• _WHAT NEEDS TO BE DONE_
From the records below, print only the part that opens with the line containing "Convert this chart to matplotlib code." and closes with the line containing "right=0.9514, top=0.947, bottom=0.0823)"; omit the pictures.

──────── EXTRACTED INFORMATION

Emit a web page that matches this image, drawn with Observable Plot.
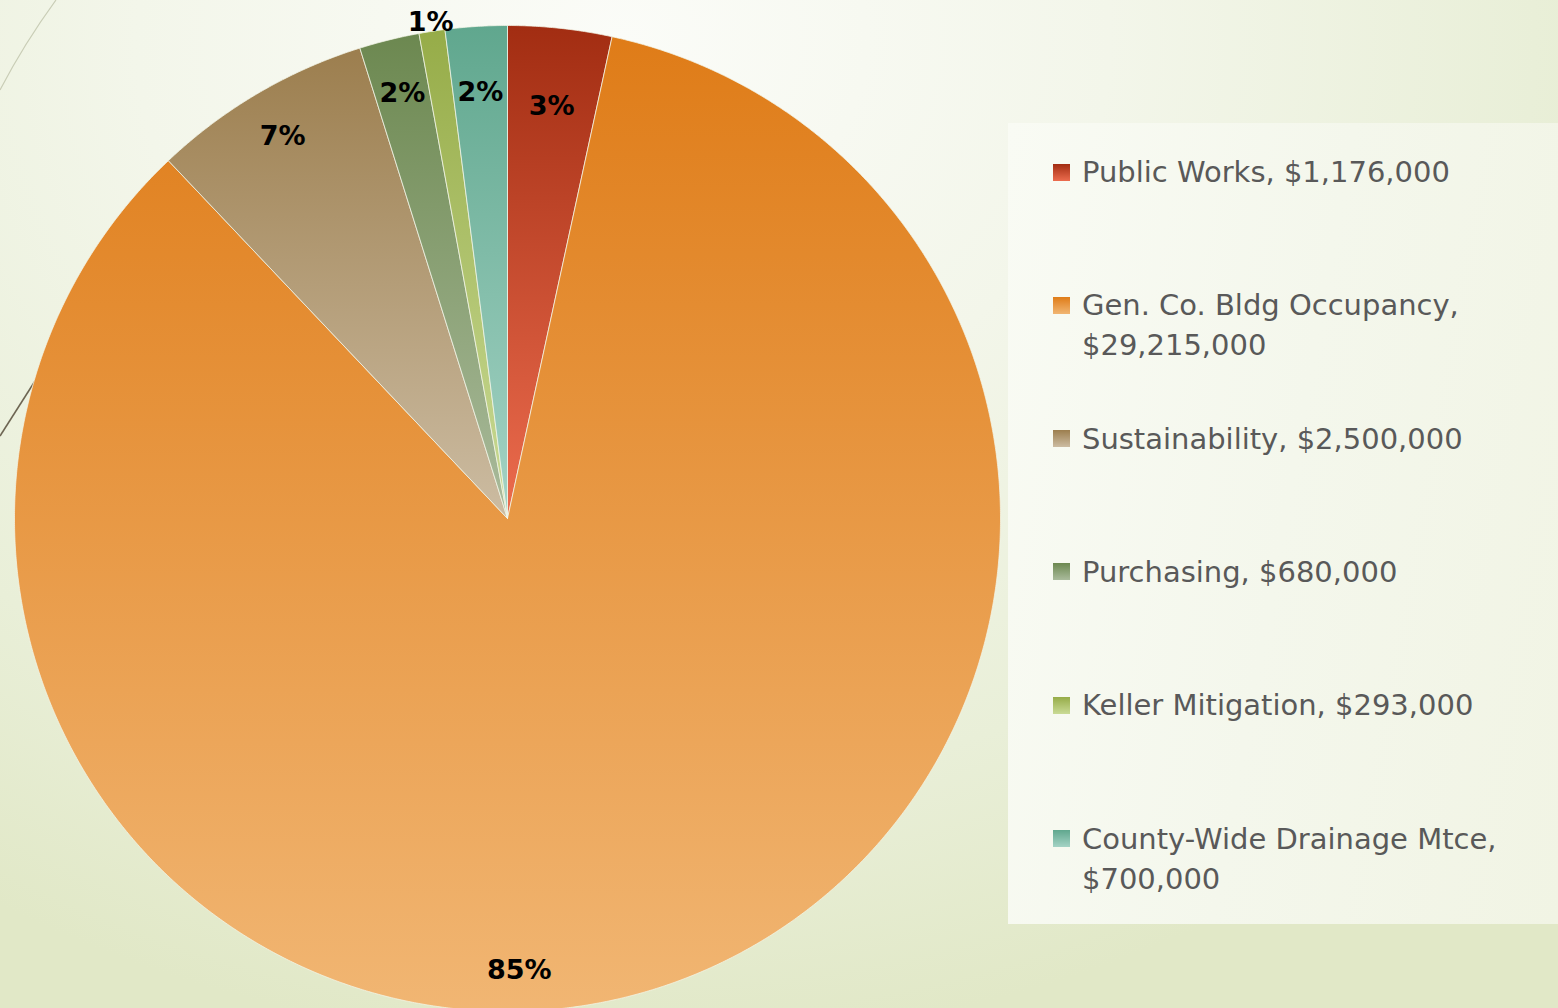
<!DOCTYPE html>
<html>
<head>
<meta charset="utf-8">
<script src="https://cdn.jsdelivr.net/npm/d3@7"></script>
<script src="https://cdn.jsdelivr.net/npm/@observablehq/plot@0.6"></script>
<style>
  html, body { margin: 0; padding: 0; width: 1558px; height: 1008px; overflow: hidden; }
  body {
    position: relative;
    font-family: "DejaVu Sans", sans-serif;
    background-image:
      url("data:image/svg+xml,%3Csvg xmlns='http://www.w3.org/2000/svg' width='1558' height='1008'%3E%3Cpath d='M0,90 Q24,44 56,0' fill='none' stroke='%23c9cdb6' stroke-width='1.2'/%3E%3Cpath d='M0,436 L70,326' fill='none' stroke='%236d6552' stroke-width='1.6'/%3E%3C/svg%3E"),
      radial-gradient(ellipse 78% 100% at 40% 4%, #fbfcf8 0%, #f3f6ea 40%, #e9efd8 75%, #e1e8c7 100%);
    background-repeat: no-repeat;
  }
  #chart { position: absolute; left: 0; top: 0; }
  #legend {
    position: absolute; left: 1008px; top: 123px; width: 550px; height: 801px;
    background: linear-gradient(100deg, #f9fbf4 0%, #f4f7ec 50%, #f1f4e4 100%);
  }
  .item { position: absolute; left: 74px; color: #595959; line-height: 40px; white-space: nowrap; }
  .sw { position: absolute; left: 45px; width: 17px; height: 17px; }
</style>
</head>
<body>
<div id="chart"></div>
<div id="legend"></div>
<script>
// ---- data ----
const names = ["Public Works", "Gen. Co. Bldg Occupancy", "Sustainability", "Purchasing", "Keller Mitigation", "County-Wide Drainage Mtce"];
const values = [1176000, 29215000, 2500000, 680000, 293000, 700000];
const topColors = ["#a22d12", "#df7c18", "#9c7e4e", "#6c8850", "#96ac48", "#60a78e"];
const bottomColors = ["#ec6c4e", "#f1b673", "#ccbca2", "#aabb9c", "#cadb96", "#a4d3c5"];
const legendBreak = [false, true, false, false, false, true];
// label placement (fraction of radius) and optional angle override (degrees clockwise from top)
const labelRadius = [0.84, 0.917, 0.9, 0.888, 1.018, 0.866];
const labelAngle = [null, 178.5, null, null, null, null];

// ---- layout ----
const W = 1558, H = 1008;
const cx = 507, cy = 518, R = 493;

const total = d3.sum(values);
let acc = 0;
const slices = values.map((v, i) => {
  const a0 = acc / total * 2 * Math.PI; acc += v;
  const a1 = acc / total * 2 * Math.PI;
  return {name: names[i], value: v, a0, a1, i};
});

const pts = [];
for (const s of slices) {
  pts.push({name: s.name, x: 0, y: 0});
  const n = Math.max(2, Math.ceil((s.a1 - s.a0) / (Math.PI / 720)));
  for (let k = 0; k <= n; k++) {
    const a = s.a0 + (s.a1 - s.a0) * k / n;
    pts.push({name: s.name, x: Math.sin(a), y: Math.cos(a)});
  }
  pts.push({name: s.name, x: 0, y: 0});
}

const labels = slices.map(s => {
  const a = labelAngle[s.i] != null ? labelAngle[s.i] * Math.PI / 180 : (s.a0 + s.a1) / 2;
  const f = labelRadius[s.i];
  return {x: f * Math.sin(a), y: f * Math.cos(a), text: Math.round(s.value / total * 100) + "%"};
});

function defsMark() {
  const ns = "http://www.w3.org/2000/svg";
  const defs = document.createElementNS(ns, "defs");
  names.forEach((_, i) => {
    const g = document.createElementNS(ns, "linearGradient");
    g.setAttribute("id", "grad" + i);
    g.setAttribute("x1", "0"); g.setAttribute("y1", "0");
    g.setAttribute("x2", "0"); g.setAttribute("y2", "1");
    [[0, topColors[i]], [1, bottomColors[i]]].forEach(([o, c]) => {
      const st = document.createElementNS(ns, "stop");
      st.setAttribute("offset", o); st.setAttribute("stop-color", c);
      g.appendChild(st);
    });
    defs.appendChild(g);
  });
  return defs;
}

const chart = Plot.plot({
  width: W, height: H, margin: 0,
  style: {background: "transparent", fontFamily: "DejaVu Sans, sans-serif"},
  x: {domain: [-1, 1], range: [cx - R, cx + R], axis: null},
  y: {domain: [-1, 1], range: [cy + R, cy - R], axis: null},
  color: {type: "ordinal", domain: names, range: names.map((_, i) => `url(#grad${i})`)},
  marks: [
    defsMark,
    Plot.line(pts, {x: "x", y: "y", z: "name", fill: "name", stroke: "#f3f5e8", strokeWidth: 1, strokeOpacity: 0.75, curve: "linear"}),
    Plot.text(labels, {x: "x", y: "y", text: "text", fill: "#000", fontSize: 27, fontWeight: "bold"})
  ]
});
document.getElementById("chart").appendChild(chart);

// ---- legend ----
const fmt = d3.format("$,");
const legend = document.getElementById("legend");
const rowTop = 49, rowStep = 133.3;
// fit font size to reference text width
const cnv = document.createElement("canvas").getContext("2d");
cnv.font = "30px 'DejaVu Sans'";
const measured = cnv.measureText(`${names[0]}, ${fmt(values[0])}`).width;
const fs = Math.max(22, Math.min(32, 30 * 368 / measured));
names.forEach((n, i) => {
  const yc = rowTop + i * rowStep;
  const sw = document.createElement("div");
  sw.className = "sw";
  sw.style.top = (yc - 8.5) + "px";
  sw.style.background = `linear-gradient(180deg, ${topColors[i]}, ${bottomColors[i]})`;
  legend.appendChild(sw);
  const t = document.createElement("div");
  t.className = "item";
  t.style.top = (yc - 20) + "px";
  t.style.fontSize = fs + "px";
  const label = `${n}, ${fmt(values[i])}`;
  if (legendBreak[i]) {
    t.appendChild(document.createTextNode(n + ","));
    t.appendChild(document.createElement("br"));
    t.appendChild(document.createTextNode(fmt(values[i])));
  } else {
    t.textContent = label;
  }
  legend.appendChild(t);
});
</script>
</body>
</html>
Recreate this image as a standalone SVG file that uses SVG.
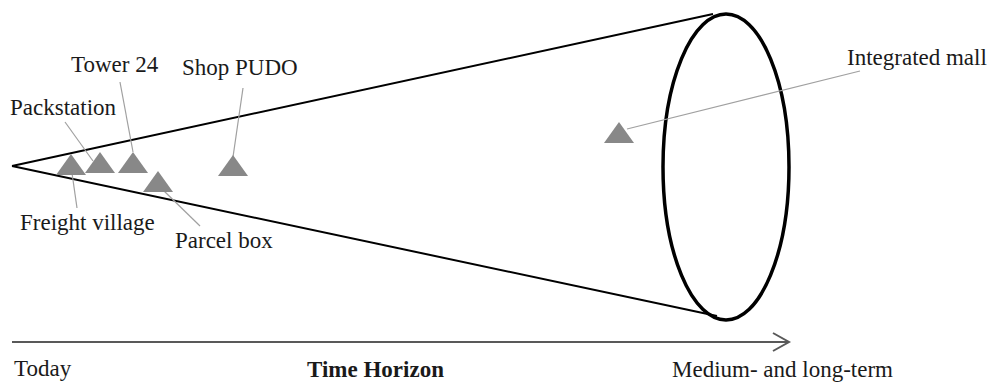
<svg xmlns="http://www.w3.org/2000/svg" width="994" height="383" viewBox="0 0 994 383">
<style>
text{font-family:"Liberation Serif","Times New Roman",serif;font-size:23px;fill:#1a1a1a}
.b{font-weight:bold}
.cone{stroke:#000;stroke-width:2;fill:none}
.leader{stroke:#a0a0a0;stroke-width:1.2;fill:none}
.tri{fill:#888888}
</style>
<defs>
<path id="tri" d="M0,0 L15,21 L-15,21 Z"/>
<marker id="open" viewBox="0 0 20 20" refX="17" refY="10" markerWidth="20" markerHeight="20" markerUnits="userSpaceOnUse" orient="auto">
<polyline points="1,1 17,10 1,19" fill="none" stroke="#595959" stroke-width="2"/>
</marker>
</defs>
<g id="cone">
<line class="cone" x1="12" y1="166" x2="713" y2="14"/>
<line class="cone" x1="12" y1="166" x2="717" y2="316"/>
<ellipse cx="726" cy="167" rx="63" ry="153" fill="none" stroke="#000" stroke-width="3.5"/>
</g>
<g id="connectors">
<line class="leader" x1="72" y1="173" x2="77" y2="208"/>
<line class="leader" x1="65" y1="122" x2="93" y2="161"/>
<line class="leader" x1="120" y1="82" x2="133" y2="152"/>
<line class="leader" x1="163" y1="190" x2="200" y2="226"/>
<line class="leader" x1="243" y1="88" x2="233" y2="157"/>
<line class="leader" x1="860" y1="71" x2="627" y2="129"/>
</g>
<g id="freight-village">
<use href="#tri" class="tri" x="71" y="154"/>
<text x="20" y="230">Freight village</text>
</g>
<g id="packstation">
<use href="#tri" class="tri" x="100" y="152"/>
<text x="10" y="115">Packstation</text>
</g>
<g id="tower-24">
<use href="#tri" class="tri" x="133" y="152"/>
<text x="71" y="72">Tower 24</text>
</g>
<g id="parcel-box">
<use href="#tri" class="tri" x="158" y="171"/>
<text x="175" y="248">Parcel box</text>
</g>
<g id="shop-pudo">
<use href="#tri" class="tri" x="233" y="155"/>
<text x="182" y="75">Shop PUDO</text>
</g>
<g id="integrated-mall">
<use href="#tri" class="tri" x="619" y="122"/>
<text x="847" y="65">Integrated mall</text>
</g>
<g id="time-axis">
<line x1="12" y1="342" x2="789" y2="342" stroke="#595959" stroke-width="2" marker-end="url(#open)"/>
<text x="14" y="376">Today</text>
<text x="307" y="377" class="b">Time Horizon</text>
<text x="672" y="377">Medium- and long-term</text>
</g>
</svg>
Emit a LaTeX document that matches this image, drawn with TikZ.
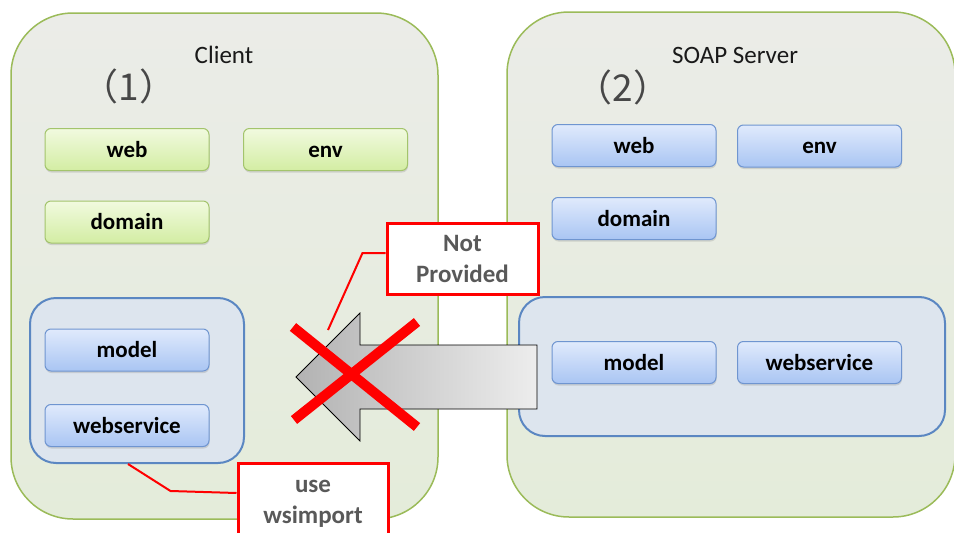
\documentclass[tikz,border=0pt]{standalone}
\usepackage{fontspec}
\setmainfont{Carlito}
\newfontfamily\cjk{Noto Sans CJK JP}
\usetikzlibrary{shadows}

\definecolor{frame}{HTML}{9BBB59}
\definecolor{boxtop}{HTML}{EBECE8}
\definecolor{boxbot}{HTML}{E4ECDA}
\definecolor{pkgline}{HTML}{5B87C2}
\definecolor{pkgfill}{HTML}{DDE5EE}
\definecolor{gtop}{HTML}{F1FADF}
\definecolor{gbot}{HTML}{D3EDA3}
\definecolor{gline}{HTML}{A3C46C}
\definecolor{btop}{HTML}{E0EAFC}
\definecolor{bbot}{HTML}{A9C5F3}
\definecolor{bline}{HTML}{6F95D0}
\definecolor{notegray}{HTML}{595959}

\begin{document}
\begin{tikzpicture}[x=1pt, y=-1pt,
	bigbox/.style={draw=frame, line width=1.5pt, rounded corners=62pt, top color=boxtop, bottom color=boxbot},
	pkgbox/.style={draw=pkgline, line width=2pt, fill=pkgfill, rounded corners=26pt},
	modbox/.style={rounded corners=6pt, line width=1pt, minimum width=164pt, minimum height=42pt,
		text height=20pt, text depth=5pt, inner ysep=0pt,
		font=\bfseries\fontsize{23}{27}\selectfont,
		drop shadow={shadow xshift=0.5pt, shadow yshift=-2pt, opacity=0.25}},
	greenmod/.style={modbox, draw=gline, top color=gtop, bottom color=gbot},
	bluemod/.style={modbox, draw=bline, top color=btop, bottom color=bbot},
	title/.style={font=\fontsize{25}{29}\selectfont, text=black!90},
	numlbl/.style={font=\cjk\fontsize{37}{40}\selectfont, text=black!72},
	note/.style={draw=red, line width=3pt, fill=white, text=notegray, align=center,
		font=\bfseries\fontsize{25}{31}\selectfont},
	callout/.style={red, line width=2pt},
	cross/.style={red, line width=10pt}]
	\fill[white] (0,0) rectangle (954,533);
	\useasboundingbox (0,0) rectangle (954,533);
	% Containers:
	\node[bigbox, minimum width=427pt, minimum height=506pt] (client) at (224.5, 266){};
	\node[bigbox, minimum width=448pt, minimum height=505pt] (server) at (731, 264.5){};
	\node[title] (clienttitle) at (224, 55){Client};
	\node[title] (servertitle) at (735, 55){SOAP Server};
	\node[numlbl] (clientnum) at (129, 86){（1）};
	\node[numlbl] (servernum) at (623, 87){（2）};
	% Client modules:
	\node[greenmod] (cweb) at (127, 149.5){web};
	\node[greenmod] (cenv) at (325.5, 149.5){env};
	\node[greenmod] (cdomain) at (127, 222){domain};
	\node[pkgbox, minimum width=214pt, minimum height=165pt] (cpkg) at (137, 380.5){};
	\node[bluemod] (cmodel) at (127, 350){model};
	\node[bluemod] (cws) at (127, 425.5){webservice};
	% Server modules:
	\node[bluemod] (sweb) at (634, 145.5){web};
	\node[bluemod] (senv) at (819.5, 146){env};
	\node[bluemod] (sdomain) at (634, 218.5){domain};
	\node[pkgbox, minimum width=426pt, minimum height=139pt] (spkg) at (732, 366.5){};
	\node[bluemod] (smodel) at (634, 362.5){model};
	\node[bluemod] (sws) at (819.5, 362.5){webservice};
	% Blocked arrow:
	\draw[line width=0.8pt, left color=black!30, right color=black!7] (296, 377) -- (360, 313) -- (360, 345) -- (537, 345) -- (537, 409) -- (360, 409) -- (360, 441) -- cycle;
	\draw[cross] (293, 327) -- (417, 427);
	\draw[cross] (417, 322) -- (294, 420);
	% Notes:
	\node[note, minimum width=151pt, minimum height=71pt] (notprov) at (462.5, 258.5){Not\\Provided};
	\node[note, minimum width=150pt, minimum height=82pt] (wsimp) at (313, 504){use\\wsimport};
	\coordinate (crosstip) at (328, 330);
	\coordinate (pkgtip) at (128, 464);
	\draw[callout] ([yshift=11pt]wsimp.west) -- ++(-66, -2) -- (pkgtip);
	\draw[callout] ([yshift=5.5pt]notprov.west) -- ++(-23, 0) -- (crosstip);
\end{tikzpicture}
\end{document}
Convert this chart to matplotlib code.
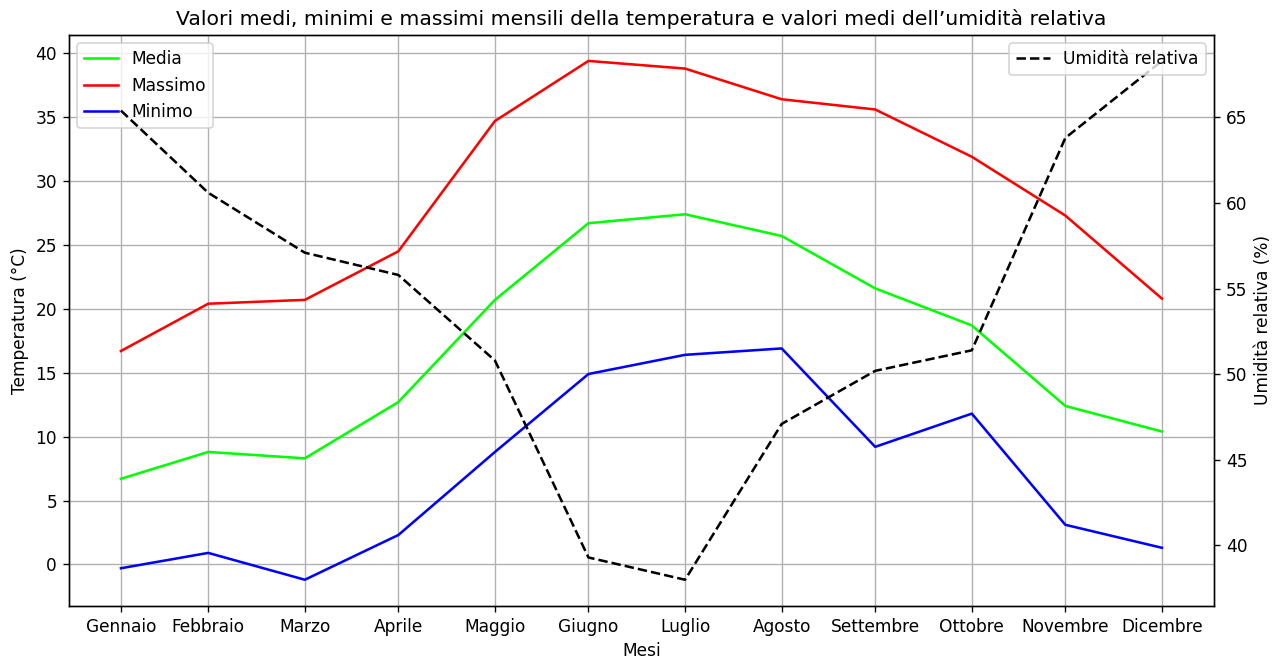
import matplotlib
matplotlib.use('Agg')
import matplotlib.pyplot as plt
import pandas as pd

# dati mensili (x = fine mese)
date_mesi = ['2023-01-31', '2023-02-28', '2023-03-31', '2023-04-30', '2023-05-31', '2023-06-30',
             '2023-07-31', '2023-08-31', '2023-09-30', '2023-10-31', '2023-11-30', '2023-12-31']
nomi_mesi = ['Gennaio', 'Febbraio', 'Marzo', 'Aprile', 'Maggio', 'Giugno',
             'Luglio', 'Agosto', 'Settembre', 'Ottobre', 'Novembre', 'Dicembre']

t_media = [6.7, 8.8, 8.3, 12.7, 20.7, 26.7, 27.4, 25.7, 21.6, 18.7, 12.4, 10.4]
t_max = [16.7, 20.4, 20.7, 24.5, 34.7, 39.4, 38.8, 36.4, 35.6, 31.9, 27.3, 20.8]
t_min = [-0.3, 0.9, -1.2, 2.3, 8.8, 14.9, 16.4, 16.9, 9.2, 11.8, 3.1, 1.3]
umidita = [65.4, 60.6, 57.1, 55.8, 50.8, 39.3, 38.0, 47.1, 50.2, 51.4, 63.8, 68.3]

x = pd.to_datetime(date_mesi)

dpi = 122
fig, ax1 = plt.subplots(figsize=(1276 / dpi, 660 / dpi), dpi=dpi)
fig.subplots_adjust(left=0.054, right=0.9514, top=0.947, bottom=0.0823)

ax1.plot(x, t_media, color='#00ff00', label='Media')
ax1.plot(x, t_max, color='#ff0000', label='Massimo')
ax1.plot(x, t_min, color='#0000ff', label='Minimo')
ax1.set_xlabel('Mesi')
ax1.set_ylabel('Temperatura (°C)')
ax1.set_xticks(x)
ax1.set_xticklabels(nomi_mesi)
ax1.grid(True)
ax1.legend(loc='upper left')

ax2 = ax1.twinx()
ax2.plot(x, umidita, color='black', linestyle='--', label='Umidità relativa')
ax2.set_ylabel('Umidità relativa (%)')
ax2.legend(loc='upper right')

ax1.set_title('Valori medi, minimi e massimi mensili della temperatura e valori medi dell\u2019umidità relativa')

plt.savefig('out.png', dpi=dpi)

────────────────

• _EXERCISE ANSWER_
Convert this chart to matplotlib code.
import matplotlib
matplotlib.use('Agg')
import matplotlib.pyplot as plt
import pandas as pd

# dati mensili (x = fine mese)
date_mesi = ['2023-01-31', '2023-02-28', '2023-03-31', '2023-04-30', '2023-05-31', '2023-06-30',
             '2023-07-31', '2023-08-31', '2023-09-30', '2023-10-31', '2023-11-30', '2023-12-31']
nomi_mesi = ['Gennaio', 'Febbraio', 'Marzo', 'Aprile', 'Maggio', 'Giugno',
             'Luglio', 'Agosto', 'Settembre', 'Ottobre', 'Novembre', 'Dicembre']

t_media = [6.7, 8.8, 8.3, 12.7, 20.7, 26.7, 27.4, 25.7, 21.6, 18.7, 12.4, 10.4]
t_max = [16.7, 20.4, 20.7, 24.5, 34.7, 39.4, 38.8, 36.4, 35.6, 31.9, 27.3, 20.8]
t_min = [-0.3, 0.9, -1.2, 2.3, 8.8, 14.9, 16.4, 16.9, 9.2, 11.8, 3.1, 1.3]
umidita = [65.4, 60.6, 57.1, 55.8, 50.8, 39.3, 38.0, 47.1, 50.2, 51.4, 63.8, 68.3]

x = pd.to_datetime(date_mesi)

dpi = 122
fig, ax1 = plt.subplots(figsize=(1276 / dpi, 660 / dpi), dpi=dpi)
fig.subplots_adjust(left=0.054, right=0.9514, top=0.947, bottom=0.0823)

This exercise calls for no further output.